We cannot help feeling sorry for Roberval. He was a young man of energy and had great ideas as a colonizer. He went out, according to Charlevoix, with the Royal Commission as "Lord of Norumberga, Viceroy and Lieutenant General of Canada, Hochelaga, Saguenay, Newfoundland, Belle-Isle, Carpunt, Labrador, the Great Bay and Baccalaos." He was recalled for more useful service!

After Cartier had ceased visiting the St. Lawrence, the care of the French government for the development and colonization of Canada seems to have been neglected from 1543 to 1603. Cartier's discoveries were not appreciated; it was reserved for Champlain three-quarters of a century later, to follow in his footsteps. As Champlain is the trader par excellence of Canada and of Montreal, we may now briefly trace the history of our trade.

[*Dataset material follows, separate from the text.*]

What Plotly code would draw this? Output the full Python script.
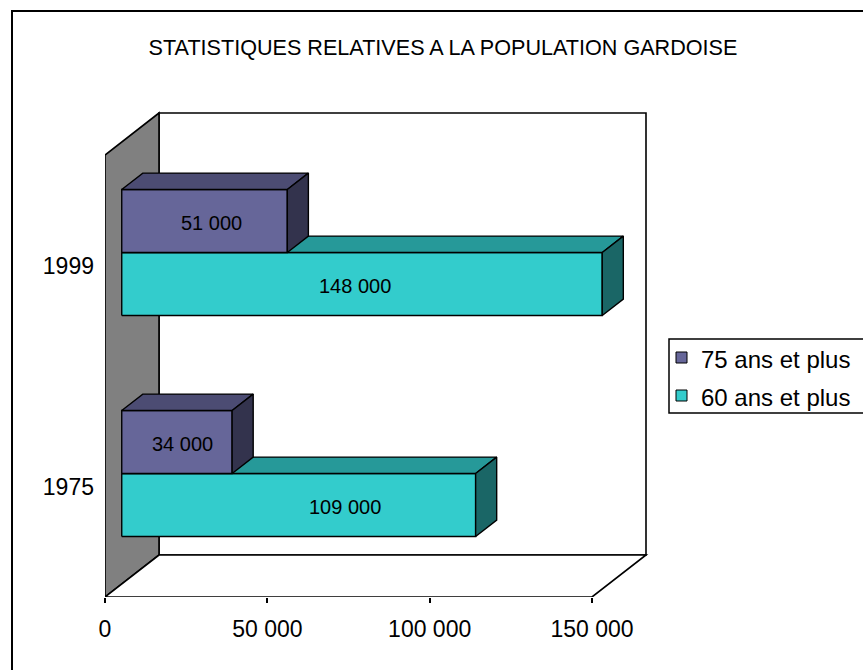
import plotly.graph_objects as go

# ---- data ----
years = ["1975", "1999"]
series_names = ["60 ans et plus", "75 ans et plus"]
pop_60_plus = [109000, 148000]
pop_75_plus = [34000, 51000]
x_ticks = [0, 50000, 100000, 150000]
x_tick_text = ["0", "50 000", "100 000", "150 000"]
title_text = "STATISTIQUES RELATIVES A LA POPULATION GARDOISE"

# ---- geometry (pixels) ----
W, H = 863, 670
L, R, T, B = 105, 657, 100, 597          # plot area
XMAX = 150000
PX_PER_VAL = 487 / XMAX                   # horizontal scale
PX_PER_CAT = 221                          # one category band
DEPTH_PX = (54, 42)                       # oblique depth of the box
F0, F1 = 0.31, 0.70                       # bar front / back depth fraction
BAR_H = 63 / PX_PER_CAT                   # bar thickness in category units
# where each value label sits along its bar (fraction of the bar length)
label_frac = {"60 ans et plus": [0.63, 0.485], "75 ans et plus": [0.55, 0.54]}

x_range = [0, (R - L) / PX_PER_VAL]
y_range = [-0.5, -0.5 + (B - T) / PX_PER_CAT]
ddx = DEPTH_PX[0] / PX_PER_VAL
ddy = DEPTH_PX[1] / PX_PER_CAT

FONT = "Arial, Liberation Sans, sans-serif"
colors = {
    "60 ans et plus": ("#33CCCC", "#269999", "#1A6666"),
    "75 ans et plus": ("#666699", "#4C4C73", "#33334D"),
}

fig = go.Figure()


def poly(xs, ys, fill):
    fig.add_trace(go.Scatter(
        x=xs + [xs[0]], y=ys + [ys[0]], mode="lines", fill="toself",
        fillcolor=fill, line=dict(color="black", width=1.4),
        hoverinfo="skip", showlegend=False))


annotations = []
for name, values in ((series_names[0], pop_60_plus), (series_names[1], pop_75_plus)):
    front, top, side = colors[name]
    for c, v in enumerate(values):
        if name == series_names[0]:
            y0, y1 = c - BAR_H, c
        else:
            y0, y1 = c, c + BAR_H
        ax, ay = F0 * ddx, F0 * ddy
        bx, by = F1 * ddx, F1 * ddy
        # front face
        poly([ax, ax + v, ax + v, ax], [ay + y0, ay + y0, ay + y1, ay + y1], front)
        # top face
        poly([ax, ax + v, bx + v, bx], [ay + y1, ay + y1, by + y1, by + y1], top)
        # right side face
        poly([ax + v, bx + v, bx + v, ax + v], [ay + y0, by + y0, by + y1, ay + y1], side)
        annotations.append(dict(
            x=ax + v * label_frac[name][c], y=ay + (y0 + y1) / 2 - 0.01,
            xref="x", yref="y",
            text=f"{v:,}".replace(",", " "), showarrow=False,
            font=dict(family=FONT, size=20, color="black")))

# walls and floor
shapes = []
lw = dict(color="black", width=1.6)
y_lo, y_hi = -0.5, 1.5
shapes.append(dict(type="path", xref="x", yref="y", layer="below",
                   path=f"M{ddx},{y_lo + ddy} L{XMAX + ddx},{y_lo + ddy} L{XMAX + ddx},{y_hi + ddy} L{ddx},{y_hi + ddy} Z",
                   fillcolor="white", line=lw))
shapes.append(dict(type="path", xref="x", yref="y", layer="below",
                   path=f"M0,{y_lo} L{ddx},{y_lo + ddy} L{ddx},{y_hi + ddy} L0,{y_hi} Z",
                   fillcolor="#808080", line=lw))
shapes.append(dict(type="path", xref="x", yref="y", layer="below",
                   path=f"M0,{y_lo} L{XMAX},{y_lo} L{XMAX + ddx},{y_lo + ddy} L{ddx},{y_lo + ddy} Z",
                   fillcolor="white", line=lw))
# category tick marks on the left edge
tick_len = 5 / PX_PER_VAL
for yb in (-0.5, 0.5, 1.5):
    shapes.append(dict(type="line", xref="x", yref="y", x0=-tick_len, x1=0,
                       y0=yb, y1=yb, line=lw))


def px_to_paper(px, py):
    return (px - L) / (R - L), (B - py) / (B - T)


# outer frame of the chart
fx0, fy0 = px_to_paper(12, 11)
fx1, fy1 = px_to_paper(900, 700)
shapes.append(dict(type="rect", xref="paper", yref="paper", x0=fx0, y0=fy1,
                   x1=fx1, y1=fy0, line=dict(color="black", width=2)))

# legend box, keys and labels
lx0, ly0 = px_to_paper(669, 339)
lx1, ly1 = px_to_paper(880, 413)
shapes.append(dict(type="rect", xref="paper", yref="paper", x0=lx0, y0=ly1,
                   x1=lx1, y1=ly0, fillcolor="white",
                   line=dict(color="black", width=1.5)))
legend_rows = [(series_names[1], 358), (series_names[0], 396)]
for name, row_y in legend_rows:
    kx0, ky0 = px_to_paper(676, row_y - 6)
    kx1, ky1 = px_to_paper(687, row_y + 5)
    shapes.append(dict(type="rect", xref="paper", yref="paper", x0=kx0, y0=ky1,
                       x1=kx1, y1=ky0, fillcolor=colors[name][0],
                       line=dict(color="black", width=1)))
    tx, ty = px_to_paper(699, row_y + 1)
    annotations.append(dict(x=tx, y=ty, xref="paper", yref="paper", text=name,
                            showarrow=False, xanchor="left", yanchor="middle",
                            font=dict(family=FONT, size=24, color="black")))

fig.update_layout(
    width=W, height=H,
    margin=dict(l=L, r=W - R, t=T, b=H - B, pad=0),
    paper_bgcolor="white", plot_bgcolor="white",
    font=dict(family=FONT, color="black"),
    title=dict(text=title_text, x=443 / W, y=1 - 47 / H, xref="container",
               yref="container", xanchor="center", yanchor="middle",
               font=dict(family=FONT, size=21.6, color="black")),
    xaxis=dict(range=x_range, tickvals=x_ticks, ticktext=x_tick_text,
               ticks="outside", ticklen=5, tickwidth=1.5, tickcolor="black",
               showgrid=False, zeroline=False, showline=False,
               tickfont=dict(family=FONT, size=23), ticklabelstandoff=6,
               fixedrange=True),
    yaxis=dict(range=y_range, tickvals=[0, 1], ticktext=years, ticks="",
               showgrid=False, zeroline=False, showline=False,
               tickfont=dict(family=FONT, size=23), ticklabelstandoff=10,
               fixedrange=True),
    shapes=shapes,
    annotations=annotations,
    showlegend=False,
)

fig.write_html("out.html")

Although discovery and colonization were so long abandoned still the banks of Newfoundland and the mouth of the St. Lawrence were frequented yearly by hardy Normans and Bretons as before, for the cod and whale fishery there. [21] Trading with the natives in peltry became insensibly mingled with the occupation of fisherman and Tadoussac grew to be a public market for this sort of commerce and exchange. There we would have found many good friends of Jacques Cartier, among them Capt. Marc Jalobert, his brother-in-law, who visited Hochelaga in 1535 and Etienne Noël, his nephew, also a sturdy captain under Cartier in his third voyage. There, too, would have been Jacques Noël, his great-nephew, who reports in a letter of 1557 that he had gone on his uncle's traces up the St. Lawrence as far as the Great Sault. This visit to Hochelaga makes us interested in him, the more so, as it was this Noël, associated with Sieur de la Jaunaye-Chaton and the nephew of Jacques Cartier, who in 1558 applied to Henry III for a charter similar to that granted by Francis I to their uncle, appealing for this favour on the ground that their uncle had spent, from his own pocket in the service of the king in the voyage of 1541, a sum in excess of that which he had received from the king, and had been allowed no recompense; nor had indeed his heirs. Warned by the failures and the expenses of the past the King demurred. Cartier's nephew then compromised. They offered to renew their uncle's design and to form a French colony in Canada to Christianize the savages, all at their own expense, provided that the king would grant them the sole privilege for twelve years of trading with the inhabitants, principally in peltry and that he would forbid interference of rivals with them in this privilege and in the exploitation of a mine discovered by them. To this the King consented by a favour of January 14, 1588. This monopoly, the first of its kind, was soon revoked at the instance of jealous rival traders of St. Malo who obtained a revocation of the charter on the 5th of May following for they considered that the good things coming from Jacques Cartier's discoveries were to be shared in by all of St. Malo, since they belonged to all and not to his nephews alone.